Implications and Future Directions

The MoRight formulation yields an architectural pathway for scalable interactive video models applicable to embodied AI, robot planning, and high-DOF content creation. Its success in training “cause-and-effect” aware generative models from single-view, weakly annotated data relaxes the need for full 3D or physics-engine supervision. Practically, MoRight’s GUI enables artists/engineers to draw actions and receive causality-consistent videos from arbitrary angles, with applications extending from AR/VR content editing to physically consistent world-model learning.
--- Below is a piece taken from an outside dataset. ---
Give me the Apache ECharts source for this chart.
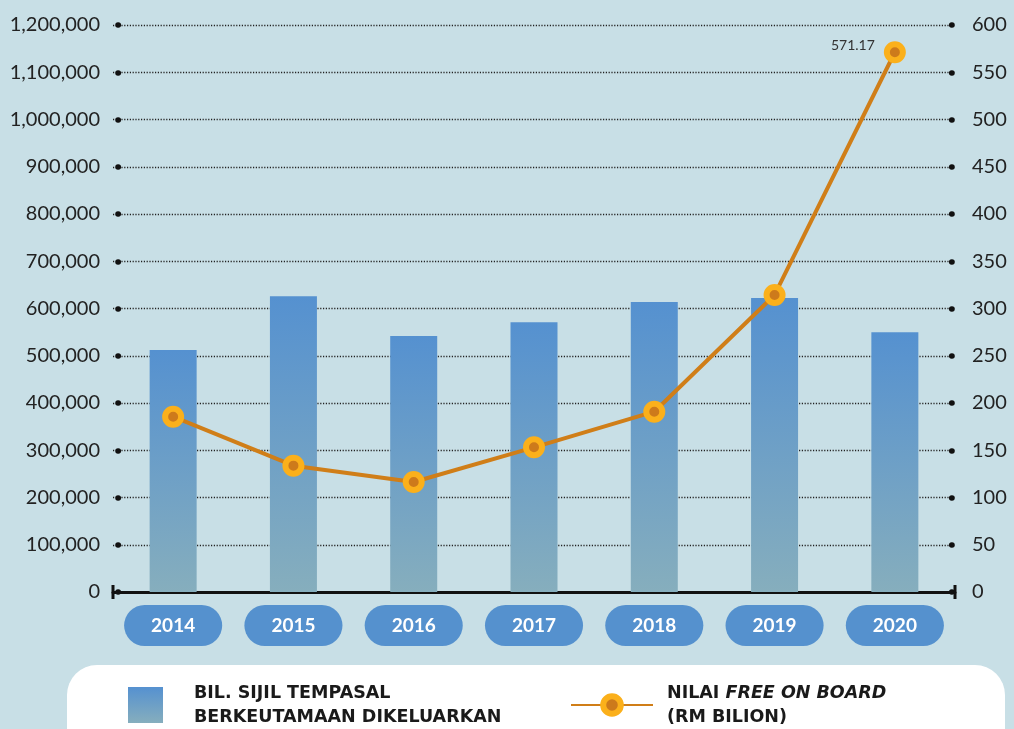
<!DOCTYPE html>
<html>
<head>
<meta charset="utf-8">
<script src="https://cdn.jsdelivr.net/npm/echarts@6/dist/echarts.min.js"></script>
<style>
html,body{margin:0;padding:0;background:#c8dfe6;}
#c{width:1014px;height:729px;}
</style>
</head>
<body>
<div id="c"></div>
<script>
const years = ['2014','2015','2016','2017','2018','2019','2020'];
const certificates = [512000, 626000, 542000, 571000, 614000, 622000, 550000];
const fobValues = [185.5, 133.7, 116.4, 153.1, 190.8, 314.3, 571.17];
const leftAxis = {min: 0, max: 1200000, interval: 100000};
const rightAxis = {min: 0, max: 600, interval: 50};
const barName = 'BIL. SIJIL TEMPASAL\nBERKEUTAMAAN DIKELUARKAN';
const lineName = 'NILAI FREE ON BOARD (RM BILION)';

const chart = echarts.init(document.getElementById('c'));
const tickFont = 'Lato';
const legendFont = 'DejaVu Sans';
const dotTick = {show: true, inside: true, length: 0.3, lineStyle: {color: '#111', width: 5.5, cap: 'round'}};

const fobData = fobValues.map((v, i) => i === fobValues.length - 1 ? {
  value: v,
  label: {show: true, position: 'left', distance: 9, offset: [0, -7], formatter: '{c}', fontSize: 14, fontFamily: tickFont, color: '#333'}
} : v);

const legendText = {fontFamily: legendFont, fontWeight: 'bold', fontSize: 17.5, color: '#1a1a1a', lineHeight: 24};

chart.setOption({
  backgroundColor: '#c8dfe6',
  animation: false,
  grid: {left: 113, width: 842, top: 25, bottom: 137, containLabel: false},
  graphic: [{
    type: 'rect', left: 67, top: 665, z: -1,
    shape: {width: 938, height: 110, r: 30},
    style: {fill: '#ffffff'}
  }],
  legend: [{
    data: [{name: barName, icon: 'rect'}], left: 128, top: 681, padding: 0, itemWidth: 35, itemHeight: 36, itemGap: 0,
    selectedMode: false,
    textStyle: Object.assign({}, legendText, {padding: [0, 0, 0, 26]})
  }, {
    data: [{name: lineName, itemStyle: {borderWidth: 6}}], left: 570, top: 681, padding: 0, itemWidth: 82, itemHeight: 22, itemGap: 0,
    selectedMode: false,
    formatter: () => '{a|NILAI }{b|FREE ON BOARD}\n{a|(RM BILION)}',
    textStyle: Object.assign({}, legendText, {
      padding: [0, 0, 0, 9],
      rich: {
        a: Object.assign({}, legendText),
        b: Object.assign({}, legendText, {fontStyle: 'italic'})
      }
    })
  }],
  xAxis: {
    type: 'category', data: years,
    axisLine: {show: true, lineStyle: {color: '#111', width: 3}, symbol: ['rect', 'rect'], symbolSize: [14, 3]},
    axisTick: {show: false},
    axisLabel: {
      interval: 0, margin: 13, color: '#fff', fontFamily: tickFont, fontWeight: 'bold', fontSize: 19,
      lineHeight: 19, backgroundColor: '#5591ce', borderRadius: 21, padding: [11, 27]
    }
  },
  yAxis: [{
    type: 'value', min: leftAxis.min, max: leftAxis.max, interval: leftAxis.interval,
    offset: -5,
    axisLine: {show: false},
    axisTick: dotTick,
    splitLine: {show: true, lineStyle: {color: '#222', width: 1.3, type: [1.2, 1.6]}},
    axisLabel: {margin: 18, fontFamily: tickFont, fontSize: 20, color: '#222',
      formatter: v => v.toLocaleString('en-US')}
  }, {
    type: 'value', min: rightAxis.min, max: rightAxis.max, interval: rightAxis.interval,
    offset: -3, position: 'right',
    axisLine: {show: false},
    axisTick: dotTick,
    splitLine: {show: false},
    axisLabel: {margin: 20, fontFamily: tickFont, fontSize: 20, color: '#222'}
  }],
  series: [{
    name: barName, type: 'bar', data: certificates, barWidth: 47, yAxisIndex: 0,
    itemStyle: {color: new echarts.graphic.LinearGradient(0, 0, 0, 1, [
      {offset: 0, color: '#5591d0'}, {offset: 1, color: '#86aebd'}
    ])}
  }, {
    name: lineName, type: 'line', data: fobData, yAxisIndex: 1, z: 5,
    symbol: 'circle', symbolSize: 16,
    lineStyle: {color: '#d07e18', width: 4},
    itemStyle: {color: '#cd7a1b', borderColor: '#fbb01b', borderWidth: 6}
  }]
});
</script>
</body>
</html>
From a theoretical perspective, MoRight advances the direction that diffusion-based video generation can internalize latent causal structures—if decomposition and dropout regularization bridge the gap between observable kinematics and unobservable physical causation. This opens avenues for:

• Joint learning with explicit physics simulation feedback loops or hybrid RL-imitation learning.
• Generalization of active/passive decomposition to multi-agent or continuous control scenarios.
• End-to-end training on vision-only datasets without dependence on foundation model signal for data annotation.
• Unification with language-guided interaction reasoning for multimodal, instruction-following generative agents.

Conclusion

MoRight establishes a rigorous method for interactive, causality-aware video generation with precise, disentangled control over camera and object dynamics. Its combination of dual-stream motion encoding and action-consequence modeling enables both forward and inverse reasoning about physical interactions in complex scenes—demonstrating that transformer-based diffusion models, with proper data curation and regularization, can transcend straightforward kinematic animation and approach grounded causal world simulation. MoRight sets the stage for next-generation physically-consistent and user-driven synthetic video systems.